Awful. It was awful. I carried her through the whole movie. [Everyone laughs] No, it was amazing. There was some initial fears. We've wanted to for ages, and then you get the chance to, and then you worry you're going to giggle or something. [The first day on set] she comes out and she's in a funny dress, and her hair's funny, and I've got a bald head and I'm 45 pounds heavier, and we just sort of looked at each other and giggled. And then that was it, we got on with it. She is a great actress. She is incredibly focused. She is fastidious. She is in bed with me at night, which is really useful when you're on a six-day shoot and you want to talk about the next day's work and it's a really hard schedule. In movies the leading and actor and the leading actress are often in bed together, but perhaps they're not talking about the next day's work. We were.

Can you talk about playing Darwin and a fallen angel [in Legion] in the same week?

I think I have a very shallow and very short concentration span. I do something and i think, I' going to do the absolute opposite of it next. That's really the result of that. It's kind of great, because you keep everybody guessing.

There's an uncanny physical resemblance between you and Darwin.

There's a certain resemblance in that I'm blond and he was tall and had a high forehead, but i have in my opinion the greatest makeup artist in the world, Veronica Brebner. I have worked with her for 10 years, on over 10 films. She's very clever.

So what does she do to turn you into Darwin?

Eyebrow wigs. I had to shave my head, I had three different wigs. I do love the shared creation of things. I get myself into trouble when I fight for the same people to be on movies with me. It is a shared responsibility.

How often does an actor get to work with the same makeup artist?
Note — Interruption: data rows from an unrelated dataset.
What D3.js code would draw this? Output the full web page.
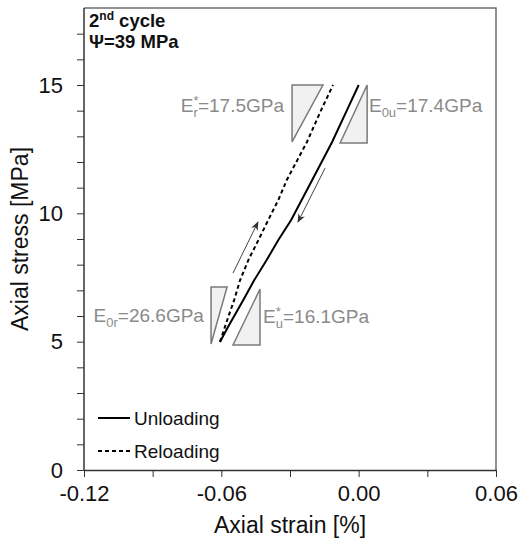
<!DOCTYPE html>
<html>
<head>
<meta charset="utf-8">
<script src="https://cdn.jsdelivr.net/npm/d3@7"></script>
<style>
    body { margin: 0; background: #fff; }
    svg { display: block; font-family: Arial, "Liberation Sans", sans-serif; }
</style>
</head>
<body>
<div id="chart"></div>
<script>
// unloading branch (solid), strain [%] / stress [MPa]
const unloadStrain = [0.0000, -0.0047, -0.0116, -0.0203, -0.0249, -0.0295, -0.0351, -0.0402, -0.0456, -0.0504, -0.0571, -0.0606];
const unloadStress = [15.00, 14.10, 12.78, 11.30, 10.52, 9.74, 8.96, 8.18, 7.40, 6.62, 5.57, 4.99];

// reloading branch (dashed)
const reloadStrain = [-0.0606, -0.0571, -0.0544, -0.0518, -0.0482, -0.0438, -0.0395, -0.0351, -0.0314, -0.0226, -0.0160, -0.0112];
const reloadStress = [4.99, 5.93, 6.62, 7.40, 8.18, 8.96, 9.74, 10.52, 11.30, 12.78, 14.10, 15.00];

// axis ticks
const xTicks = [-0.12, -0.09, -0.06, -0.03, 0.00, 0.03, 0.06];
const xTickLabels = ["-0.12", "", "-0.06", "", "0.00", "", "0.06"];
const yTicks = d3.range(0, 18, 1);
const yTickLabels = yTicks.map(d => d % 5 === 0 ? String(d) : "");

// slope triangles (data units) and their labels
const triNames = ["E*r", "E0u", "E0r", "E*u"];
const triPoints = [
    [[-0.0291, 15.00], [-0.0156, 15.00], [-0.0291, 12.78]],
    [[0.0037, 15.00], [-0.0081, 12.74], [0.0037, 12.74]],
    [[-0.0645, 7.13], [-0.0575, 7.13], [-0.0645, 4.91]],
    [[-0.0431, 7.05], [-0.0549, 4.87], [-0.0431, 4.87]]
];
const triSup = ["*", "", "", "*"];
const triSub = ["r", "0u", "0r", "u"];
const triValues = ["=17.5GPa", "=17.4GPa", "=26.6GPa", "=16.1GPa"];
const triLabelPos = [[-0.0326, 13.95], [0.0045, 13.95], [-0.0676, 5.77], [-0.0418, 5.73]];
const triLabelAnchor = ["end", "start", "end", "start"];

// direction arrows [tail, head]
const arrows = [
    [[-0.0549, 7.67], [-0.0440, 9.66]],
    [[-0.0147, 11.76], [-0.0265, 9.66]]
];

const W = 520, H = 542;
const margin = { top: 8, right: 24, bottom: 72, left: 84 };

const svg = d3.select("#chart").append("svg")
    .attr("width", W)
    .attr("height", H);

const x = d3.scaleLinear().domain([-0.12, 0.06]).range([margin.left, W - margin.right]);
const y = d3.scaleLinear().domain([0, 18]).range([H - margin.bottom, margin.top]);

// frame (top + right)
svg.append("path")
    .attr("d", `M${x(-0.12)},${y(18)}H${x(0.06)}V${y(0)}`)
    .attr("fill", "none")
    .attr("stroke", "#6e6e6e")
    .attr("stroke-width", 1.5);

// axes
const xAxis = d3.axisBottom(x)
    .tickValues(xTicks)
    .tickSize(7)
    .tickSizeOuter(0)
    .tickPadding(8)
    .tickFormat((d, i) => xTickLabels[i]);

const yAxis = d3.axisLeft(y)
    .tickValues(yTicks)
    .tickSize(7)
    .tickSizeOuter(0)
    .tickPadding(14)
    .tickFormat((d, i) => yTickLabels[i]);

const gx = svg.append("g")
    .attr("transform", `translate(0,${y(0)})`)
    .call(xAxis);

const gy = svg.append("g")
    .attr("transform", `translate(${x(-0.12)},0)`)
    .call(yAxis);

[gx, gy].forEach(g => {
    g.select(".domain").attr("stroke", "#333").attr("stroke-width", 1.5);
    g.selectAll(".tick line").attr("stroke", "#333");
    g.selectAll(".tick text")
        .attr("font-size", 22)
        .attr("font-family", "Arial, 'Liberation Sans', sans-serif")
        .attr("fill", "#111");
});
gy.select(".domain").attr("d", `M0,${y(18)}V${y(0)}`);

// axis titles
svg.append("text")
    .attr("x", (x(-0.12) + x(0.06)) / 2)
    .attr("y", 533)
    .attr("text-anchor", "middle")
    .attr("font-size", 23)
    .attr("fill", "#111")
    .text("Axial strain [%]");

svg.append("text")
    .attr("transform", `translate(28,${(y(0) + y(18)) / 2}) rotate(-90)`)
    .attr("text-anchor", "middle")
    .attr("font-size", 23)
    .attr("fill", "#111")
    .text("Axial stress [MPa]");

// slope triangles
triPoints.forEach((pts, i) => {
    svg.append("path")
        .attr("class", "tri-" + triNames[i])
        .attr("d", "M" + pts.map(p => x(p[0]) + "," + y(p[1])).join("L") + "Z")
        .attr("fill", "#f1f1f1")
        .attr("stroke", "#7a7a7a")
        .attr("stroke-width", 1.5);

    const t = svg.append("text")
        .attr("x", x(triLabelPos[i][0]))
        .attr("y", y(triLabelPos[i][1]))
        .attr("text-anchor", triLabelAnchor[i])
        .attr("font-size", 19)
        .attr("fill", "#8a8a8a");
    t.append("tspan").text("E");
    if (triSup[i]) {
        t.append("tspan").attr("font-size", 13).attr("dy", -7).text(triSup[i]);
        t.append("tspan").attr("font-size", 13).attr("dx", -5).attr("dy", 12).text(triSub[i]);
        t.append("tspan").attr("dy", -5).text(triValues[i]);
    } else {
        t.append("tspan").attr("font-size", 13).attr("dy", 5).text(triSub[i]);
        t.append("tspan").attr("dy", -5).text(triValues[i]);
    }
});

// curves
const line = d3.line()
    .x(d => x(d[0]))
    .y(d => y(d[1]));

svg.append("path")
    .datum(unloadStrain.map((s, i) => [s, unloadStress[i]]))
    .attr("fill", "none")
    .attr("stroke", "#000")
    .attr("stroke-width", 2)
    .attr("d", line);

svg.append("path")
    .datum(reloadStrain.map((s, i) => [s, reloadStress[i]]))
    .attr("fill", "none")
    .attr("stroke", "#000")
    .attr("stroke-width", 2)
    .attr("stroke-dasharray", "4,3")
    .attr("d", line);

// arrows
svg.append("defs").append("marker")
    .attr("id", "arrowhead")
    .attr("viewBox", "0 0 10 10")
    .attr("refX", 9)
    .attr("refY", 5)
    .attr("markerWidth", 9)
    .attr("markerHeight", 9)
    .attr("orient", "auto")
    .append("path")
    .attr("d", "M0,1L10,5L0,9L3,5Z")
    .attr("fill", "#333");

arrows.forEach(a => {
    svg.append("line")
        .attr("x1", x(a[0][0])).attr("y1", y(a[0][1]))
        .attr("x2", x(a[1][0])).attr("y2", y(a[1][1]))
        .attr("stroke", "#444")
        .attr("stroke-width", 1)
        .attr("marker-end", "url(#arrowhead)");
});

// title
const title = svg.append("text")
    .attr("x", 89)
    .attr("y", 27)
    .attr("font-size", 18.5)
    .attr("font-weight", "bold")
    .attr("fill", "#111");
title.append("tspan").text("2");
title.append("tspan").attr("font-size", 12).attr("dy", -7).text("nd");
title.append("tspan").attr("dy", 7).text(" cycle");

svg.append("text")
    .attr("x", 89)
    .attr("y", 48)
    .attr("font-size", 18.5)
    .attr("font-weight", "bold")
    .attr("fill", "#111")
    .text("\u03A8=39 MPa");

// legend
const legendItems = ["Unloading", "Reloading"];
const legendDash = [null, "4,3"];
legendItems.forEach((name, i) => {
    const ly = 418 + i * 33;
    svg.append("line")
        .attr("x1", 98).attr("x2", 130)
        .attr("y1", ly).attr("y2", ly)
        .attr("stroke", "#000")
        .attr("stroke-width", 2)
        .attr("stroke-dasharray", legendDash[i]);
    svg.append("text")
        .attr("x", 134)
        .attr("y", ly + 7)
        .attr("font-size", 19)
        .attr("fill", "#111")
        .text(name);
});
</script>
</body>
</html>
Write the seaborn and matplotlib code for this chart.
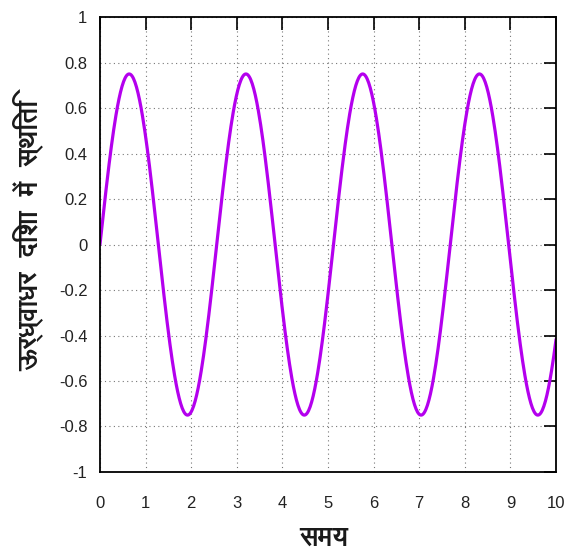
import numpy as np
import pandas as pd
import matplotlib
matplotlib.use("Agg")
import matplotlib.pyplot as plt
import seaborn as sns

# Oscillation: amplitude and period of the vertical position
amplitude = 0.75
period = 2.56
t_start, t_end = 0.0, 10.0

x_ticks = list(range(0, 11))
y_ticks = [-1, -0.8, -0.6, -0.4, -0.2, 0, 0.2, 0.4, 0.6, 0.8, 1]
y_tick_labels = ["-1", "-0.8", "-0.6", "-0.4", "-0.2", "0", "0.2", "0.4", "0.6", "0.8", "1"]

x_label = "समय"
y_label = "ऊर्ध्वाधर  दिशा  में  स्थिति"

t = np.linspace(t_start, t_end, 600)
df = pd.DataFrame({"t": t, "y": amplitude * np.sin(2 * np.pi * t / period)})

sns.set_theme(style="white")
plt.rcParams["font.family"] = ["Liberation Sans", "DejaVu Sans"]
hindi_font = ["FreeSans", "FreeSerif", "DejaVu Sans"]

fig = plt.figure(figsize=(5.68, 5.52), dpi=100)
ax = fig.add_axes([0.176, 0.145, 0.803, 0.824])
sns.lineplot(data=df, x="t", y="y", ax=ax, color="#b400ee", linewidth=2.3)

ax.set_xlim(0, 10)
ax.set_ylim(-1, 1)
ax.set_xticks(x_ticks)
ax.set_yticks(y_ticks)
ax.set_yticklabels(y_tick_labels)
ax.grid(True, linestyle=(0, (1, 3)), color="#777777", linewidth=0.8)
ax.tick_params(direction="in", length=9, width=1.2, top=True, right=True,
               labelsize=12, colors="black", labelcolor="#222222")
ax.tick_params(axis="y", pad=9)
ax.tick_params(axis="x", pad=17)
for s in ax.spines.values():
    s.set_color("black")
    s.set_linewidth(1.3)

ax.set_xlabel(x_label, fontsize=19, family=hindi_font, fontweight="bold",
              color="#1a1a1a", va="center", ha="center")
ax.set_ylabel(y_label, fontsize=19, family=hindi_font, fontweight="bold",
              color="#1a1a1a", va="center", ha="center")
ax.xaxis.set_label_coords(0.49, -0.145)
ax.yaxis.set_label_coords(-0.156, 0.52)
fig.savefig("out.png", dpi=100)
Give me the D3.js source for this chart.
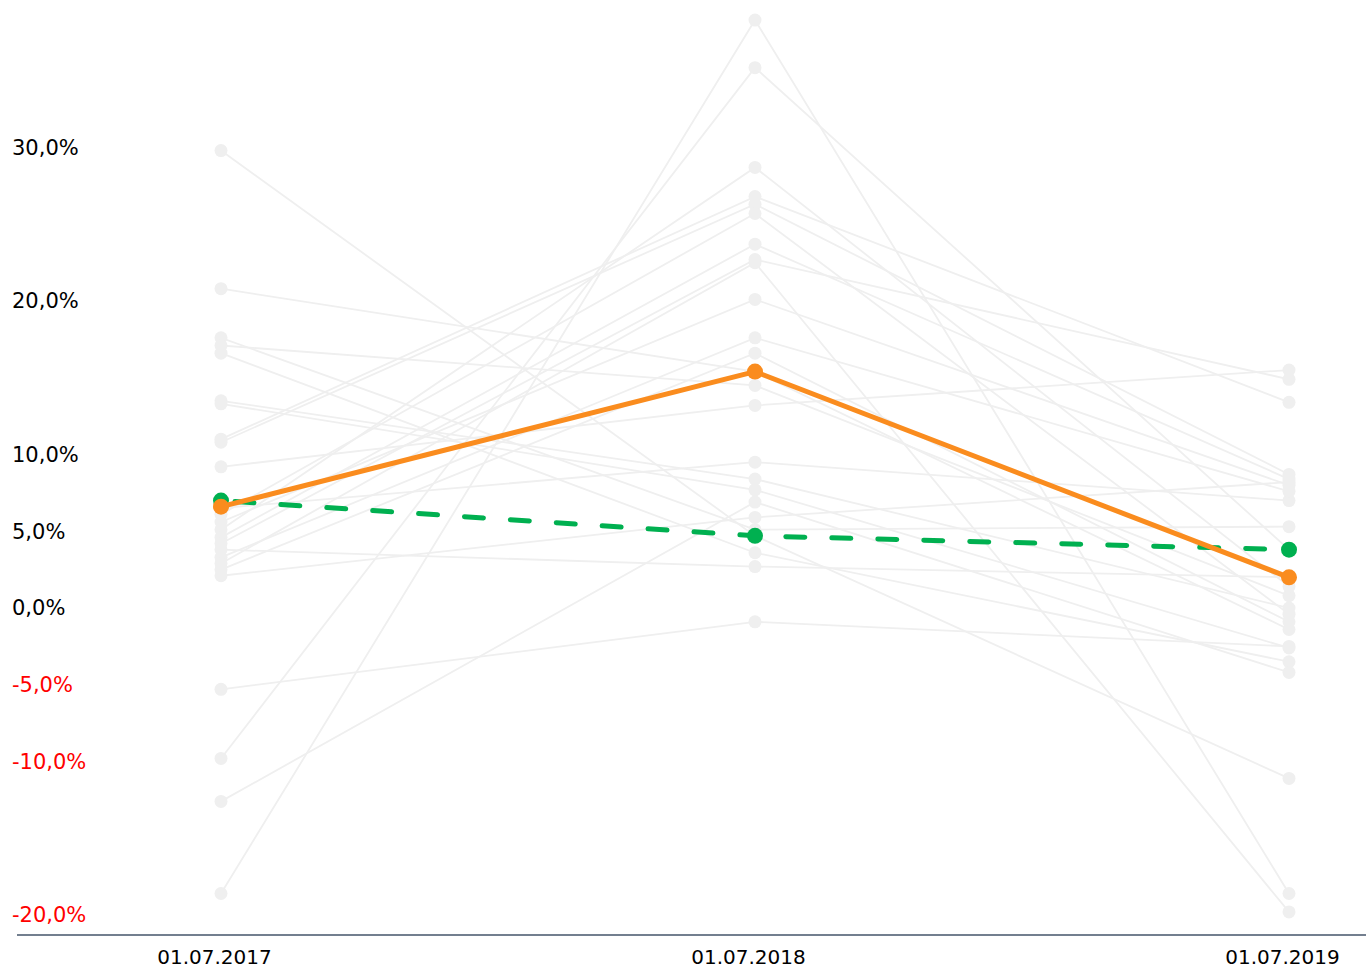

I have caused such a stink about it. What's funny is everybody thinks I'm going to be a nightmare when I get on set. It's the one thing that I've never backed down on. One is because she is incredibly creative and brilliant in her execution, and two is, I'm really particular about who's touching my face at 5 o'clock in the morning for three hours.

How do you and Jennifer decide to work together and not keep one of you at home with the kids?

It's really tempting, because she's really good. Everybody else gets to work with her! Film sets are great for children. Working on them is a different thing.

Was it doubly fun having both parents there?

I don't know. Frankly my son likes it when I'm on a set where I"m killing vampires. He doesn't come to the set of The Young Victoria and say, 'That was great when you roundhouse kicked the queen in the head.'

How was working with the child actors?

It's great. You have a different responsibility in terms of working with children. You want to get it done quickly. It's awful when you see children overworked and tired. It's how my wife grew up, and I don't like it. It's just not right. And they tend to be better in the first and second takes anyway, when they're fresh. Martha West [who plays Darwin's daughter Annie in the film], she's an incredibly bright girl who I hope they hide and she gets to go to university and grow up and have a real normal life.

And how about working with the orangutan?

I defy anybody to sit down and play with an orangutan and say I share no connection with you. It's one thing to sort of hear about it or see it, it's another to sit with that thing looking into your eyes and playing with you. None of the stuff that we had prepared worked. I was going to play the harmonica, I was going to dance, whatever. The fact that he took the harmonica from me and played the harmonica, the fact that he took my pen started drawing on my pad-- just happened. He took my wig off at one point, because he didn't like it. He dragged me into his little cage.

Were you scared?

No, I wasn't. My heartbeat tends to lower when cameras are on. I tend to get much calmer. I'm anxious in everyday life. I'm anxious about my kids' health, my health, whether I"m going to get the job I want, the chicken's going to turn out all right, the dog's going to poop in front of the paparazzi. You get on a film and someone much brighter than you has written you great words to say. You do things you never thought you could do in front of a camera. I remember on Master and Commander-- I fucking hate bugs. The moment the camera was on, I could touch them, they're crawling over my hand. Though cockroaches I couldn't do.

You just started Priest, right? With the same director as Legion?

They are really separate. The second movie-- we went into it with the same spirit, but the second movie, we had like three times the budget, and it was so much fun. They liked the first one enough to trust us before the receipts came out to give us a new movie with three times the budget. It's a nice way to earn your money, with people that you really like. Then you make other sorts of movies, and some of these sorts of movies. You're happy. You've got a balance.

Is that variety, doing movies like Creation and like Legion, what you love about doing movies?

I will not be put into a position where I have to look like 'I'm an important actor.." I'll make any fucking movie I choose. For whatever number of reasons. Because I thought it was fun, because I wanted to try and see what that was like, because I wanted to work with that particular actor. Why did Daniel Day-Lewis make Nine? I don't know, maybe he fucking felt like it. I just hate the snobbery. I'll make any damn movie I want for a lot of different reasons.